Boyle’s and Charles’ Law provide other excellent examples—ideas that, in the form of equations, have lasted for centuries, while the data on which they were based were useful for decades at most. Boyle’s law states that the volume of a gas (V) is inversely proportional to its pressure (P), and so is commonly written as V ∝ 1/P, or as PV = k1, where k1 is a constant (at a given temperature). Charles’ Law provides another part of what would become the ideal gas law, i.e., that V is directly proportional to T, or V = k2T. The data of Charles were never published [we might think this a more gracious era, but then we have Isaac Newton’s treatment of Robert Hooke (Inwood 2004) to ruin that thought], but John Dalton and Gay-Lussac created similar experiments. None of these data are used today to obtain equations of state for air. The experiments performed at Robert Boyle’s laboratory are quite interesting and clever for the time. It is often said that Boyle noticed that P1V1= P2V2, at constant temperature, regardless of the values of P1, P2. But nothing of the sort is true. He noticed that P1V1 and P2V2 were similar—similar enough to posit that P1V1= P2V2, if there were no experimental error—which, of course, is impossible. In fact, one of the philosophical advances of Boyle’s era, of which his experiments provide an example, is the recognition of random error in observational data. As to John Dalton, let us defer to his contemporary Humphry Davy, who said, “He was a very coarse Experimenter & almost always found the results he required.” It is not clear if this was meant as a compliment. In any case, Boyle’s and Charles’ laws would lead to the ideal gas law, which is in turn used to derive the familiar relationship: lnKeq = −ΔG/RT. Boyle’s and Dalton’s experiments—based on fundamentally flawed and quickly outdated data—formed the foundation of modern physical chemistry.

Numerous examples occur in geology as well. Norman Bowen’s (1928) experiments on various binary and ternary systems laid the foundation for his theoretical approach to fractional crystallization and opened up a cottage industry of phase equilibria experiments on synthetic systems. His data have been little improved upon since. But none of Bowen’s data are used in MELTS (Ghiorso et al. 2002) and much of his data are ignored by most other quantitative petrologic models, which tend to focus on natural compositions. More recently, Sobolev et al. (2007) showed that analyzing olivine grains at high beam currents greatly increases precision on minor elements, like Mn and Ni. Petrologists interested in using olivine to understand mantle processes now consider low beam current data (e.g., almost everything published pre-2007) obsolete. Similarly, field geologists today now ignore older K-Ar dates in favor of newer and more accurate Ar-Ar dating techniques (though the earlier, preliminary timescales and stratigraphic ideas survive in their approximate form), and advances in zircon single-crystal age-dating have caused something of a minor revolution in the geochronology of granitic rocks, leaving nearly obsolete whole-rock U-Pb and Rb-Sr age dates. And advances in TEM, AFM, and related sample preparation methods appear poised to revolutionize our understanding of chemical bonding and crystalline structures. Many more examples of data with limited lifespans are outlined in Naomi Oreskes’ (1999) excellent book on the history of plate tectonics.
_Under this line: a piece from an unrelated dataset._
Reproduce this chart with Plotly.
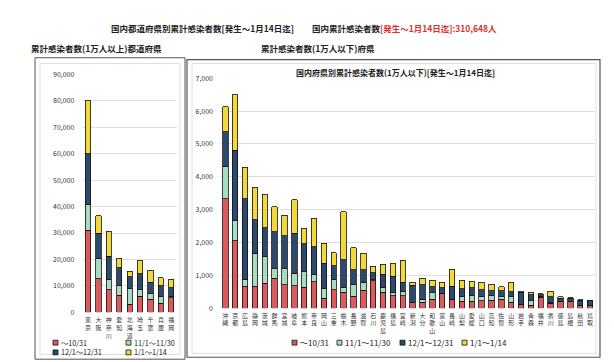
import plotly.graph_objects as go

W, H = 614, 362

# ---- data: prefectures with 10,000+ cases ----
big_prefs = ["東京", "大阪", "神奈川", "愛知", "北海道", "埼玉", "千葉", "兵庫", "福岡"]
big_oct = [31000, 12700, 8600, 6400, 3100, 6100, 4900, 3400, 5500]
big_nov = [9800, 7500, 3900, 3600, 5700, 2500, 2100, 2400, 600]
big_dec = [19300, 9800, 8700, 6800, 4700, 5900, 4300, 4200, 3100]
big_jan = [20000, 6500, 9400, 3700, 2100, 4900, 4600, 3100, 3300]

# ---- data: prefectures with under 10,000 cases ----
small_prefs = ["沖縄", "京都", "広島", "静岡", "茨城", "群馬", "宮城", "岐阜", "熊本", "奈良",
               "岡山", "三重", "栃木", "長野", "滋賀", "石川", "鹿児島", "福島", "宮崎", "新潟",
               "大分", "和歌山", "富山", "長崎", "山梨", "愛媛", "山口", "高知", "佐賀", "山形",
               "岩手", "青森", "福井", "香川", "徳島", "島根", "秋田", "鳥取"]
small_oct = [3330, 2060, 670, 670, 770, 910, 720, 690, 640, 810,
             300, 570, 490, 360, 550, 840, 490, 380, 380, 170,
             180, 280, 440, 260, 210, 220, 230, 250, 280, 180,
             110, 100, 330, 150, 210, 200, 80, 80]
small_nov = [990, 600, 200, 1010, 810, 310, 500, 380, 480, 210,
             300, 300, 130, 360, 250, 30, 130, 110, 120, 10,
             100, 190, 20, 20, 140, 170, 130, 140, 70, 170,
             10, 130, 30, 20, 10, 10, 10, 20]
small_dec = [1050, 2150, 2460, 1010, 870, 1110, 980, 1220, 850, 860,
             770, 430, 860, 460, 380, 210, 420, 480, 290, 520,
             440, 180, 170, 390, 250, 240, 210, 150, 190, 150,
             370, 190, 60, 180, 80, 100, 160, 140]
small_jan = [760, 1680, 960, 990, 1020, 760, 630, 1010, 470, 860,
             610, 390, 1460, 660, 500, 200, 300, 400, 670, 90,
             200, 200, 170, 520, 250, 190, 220, 200, 110, 300,
             20, 70, 30, 170, 50, 10, 15, 10]

period_names = ["～10/31", "11/1～11/30", "12/1～12/31", "1/1～1/14"]
colors = ["#dc5a5c", "#a8dcbf", "#2c4a6e", "#f3d83a"]

FONT = "Noto Sans CJK JP"


def vert(s):
    return "<br>".join(list(s))


def px(x):
    return x / W


def py(y):
    return 1 - y / H


fig = go.Figure()

big_series = [big_oct, big_nov, big_dec, big_jan]
small_series = [small_oct, small_nov, small_dec, small_jan]

for name, vals, col in zip(period_names, big_series, colors):
    fig.add_trace(go.Bar(
        x=big_prefs, y=vals, name=name, marker=dict(color=col, line=dict(color="#111", width=0.8)),
        width=0.5, xaxis="x2", yaxis="y2", showlegend=False))

for name, vals, col in zip(period_names, small_series, colors):
    fig.add_trace(go.Bar(
        x=small_prefs, y=vals, name=name, marker=dict(color=col, line=dict(color="#111", width=0.8)),
        width=0.55, xaxis="x", yaxis="y", showlegend=False))

axis_font = dict(family=FONT, size=7, color="#333")
xtick_font = dict(family=FONT, size=6, color="#333")

fig.update_layout(
    width=W, height=H, autosize=False,
    margin=dict(l=0, r=0, t=0, b=0),
    paper_bgcolor="white", plot_bgcolor="rgba(0,0,0,0)",
    barmode="stack",
    font=dict(family=FONT, color="#222"),
    xaxis=dict(domain=[px(212.4), px(587)], anchor="y", type="category",
               tickvals=small_prefs, ticktext=[vert(p) for p in small_prefs],
               tickangle=0, tickfont=xtick_font,
               showgrid=False, showline=False, zeroline=False,
               ticks="outside", ticklen=1, tickcolor="rgba(0,0,0,0)"),
    yaxis=dict(domain=[py(302.7), py(66)], anchor="x", range=[0, 7000],
               tickvals=[0, 1000, 2000, 3000, 4000, 5000, 6000, 7000],
               tickformat=",d", tickfont=axis_font,
               showgrid=True, gridcolor="#dedede", gridwidth=1,
               zeroline=False, showline=False,
               ticks="outside", ticklen=5, tickcolor="rgba(0,0,0,0)"),
    xaxis2=dict(domain=[px(74.8), px(168.5)], anchor="y2", type="category",
                tickvals=big_prefs, ticktext=[vert(p) for p in big_prefs],
                tickangle=0, tickfont=xtick_font,
                showgrid=False, showline=False, zeroline=False,
                ticks="outside", ticklen=2, tickcolor="rgba(0,0,0,0)"),
    yaxis2=dict(domain=[py(306.7), py(62.3)], anchor="x2", range=[0, 90000],
                tickvals=[0, 10000, 20000, 30000, 40000, 50000, 60000, 70000, 80000, 90000],
                tickformat=",d", tickfont=axis_font,
                showgrid=True, gridcolor="#dedede", gridwidth=1,
                zeroline=False, showline=False,
                ticks="outside", ticklen=6, tickcolor="rgba(0,0,0,0)"),
)

shapes = []
# outer boxes
shapes.append(dict(type="rect", xref="paper", yref="paper",
                   x0=px(27), x1=px(177), y0=py(355), y1=py(45),
                   line=dict(color="#555", width=1), layer="below"))
shapes.append(dict(type="rect", xref="paper", yref="paper",
                   x0=px(32), x1=px(172), y0=py(350), y1=py(51),
                   line=dict(color="#dddddd", width=1), layer="below"))
shapes.append(dict(type="rect", xref="paper", yref="paper",
                   x0=px(179), x1=px(592), y0=py(353), y1=py(47),
                   line=dict(color="#555", width=1.2), layer="below"))
shapes.append(dict(type="rect", xref="paper", yref="paper",
                   x0=px(184), x1=px(588), y0=py(349), y1=py(51),
                   line=dict(color="#dddddd", width=1), layer="below"))

annotations = []


def text(x, y, s, size=8, color="#222", anchor="left", bold=True):
    annotations.append(dict(
        xref="paper", yref="paper", x=px(x), y=py(y), text=("<b>%s</b>" % s) if bold else s,
        showarrow=False, xanchor=anchor, yanchor="middle",
        font=dict(family=FONT, size=size, color=color)))


text(195, 14, "国内都道府県別累計感染者数[発生～1月14日迄]", size=8.5, anchor="center")
text(302, 14, "国内累計感染者数<span style='color:#e0302c'>[発生～1月14日迄]:310,648人</span>",
     size=8.5, anchor="left")
text(88, 35, "累計感染者数(1万人以上)都道府県", size=8.5, anchor="center")
text(310, 35, "累計感染者数(1万人以下)府県", size=8.5, anchor="center")
text(388, 60, "国内府県別累計感染者数(1万人以下)[発生～1月14日迄]", size=8, anchor="center")


def legend_item(x, y, col, label, size=8):
    shapes.append(dict(type="rect", xref="paper", yref="paper",
                       x0=px(x), x1=px(x + 5), y0=py(y + 2.5), y1=py(y - 2.5),
                       fillcolor=col, line=dict(color="#111", width=0.8)))
    text(x + 6, y, label, size=size, color="#222", anchor="left", bold=False)


# left legend (2x2)
legend_item(45, 338, colors[0], period_names[0], size=7.2)
legend_item(118, 338, colors[1], period_names[1], size=7.2)
legend_item(45, 348, colors[2], period_names[2], size=7.2)
legend_item(118, 348, colors[3], period_names[3], size=7.2)
# right legend (1 row)
legend_item(284, 338, colors[0], period_names[0])
legend_item(329, 338, colors[1], period_names[1])
legend_item(392, 338, colors[2], period_names[2])
legend_item(454, 338, colors[3], period_names[3])

fig.update_layout(shapes=shapes, annotations=annotations)

fig.write_html("out.html")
Nonetheless, some scientists fall mostly on one side of a debate that is more than 2000 years old. Plato distrusted observation, as he knew how easily the senses can be deceived. Plato thus raised reason—ideas detached from observation—to the highest plane of knowledge. Descartes agreed while Bacon preferred experience over axioms and syllogism. But David Hume showed them both to be in error. Where does this leave us? Chang (2004), making use of ideas by Feigl (1974), posits that “middle-level theories” (Snell’s Law, Archimedes’ Law of Levers, fixed points in thermometry, etc.) have much greater and lasting value than the sense data from which they are derived, and they may provide a remarkably secure ladder upon which science is elevated. But this also means that data, no matter how carefully collected, is very unlikely to withstand technological and theoretical advances. Eventually, either the problems of interest to us today will be solved to collective satisfaction, or new technologies—or even new hypotheses—will provide a better means to address those questions that remain of interest. For these reasons and others, the last geologic map of the Grand Canyon has yet to be drawn, and the last geochemical study of Hawaii (nearly 1000 studies since 1914), is yet to be performed.

If we accept that scientific progress occurs by collecting data that are “good enough”—to create useful or interesting ideas, or “middle-level theories”—then what does this mean for science publications? As a journal, we participate in the “norms” outlined by Robert Merton (1942), of universalism, organized skepticism, disinterestedness, and communalism (“communism”), which is a sociologist’s way of saying that we universally share, criticize, and build on one another’s ideas and observations. These activities happen outside a journal to be sure, but the journal review and publication process manifests all four norms. New observations (and even bad ones) can catalyze new ideas, which in turn catalyze and direct the collection of new data. This is not to say that there is no role for the publication of a “data journal,” i.e., a journal dedicated to the publication of observations unconnected to ideas, problems, or scientific hypotheses. And certainly, the data archival issues noted in the Science Editorial (which were really the key topic there) are important. But our vital role is to bring to the attention of readers data and ideas that potentially act as catalysts—which attempt to solve problems, or propose, validate, refine, or overturn existing ideas, etc. There is room for papers focused on ideas or data. But to focus on one to the exclusion of the other is to ignore half the scientific mission—or to make a bold attempt at fathoming scientific germaneness at some future date, with a dim and dubious hope of relevance.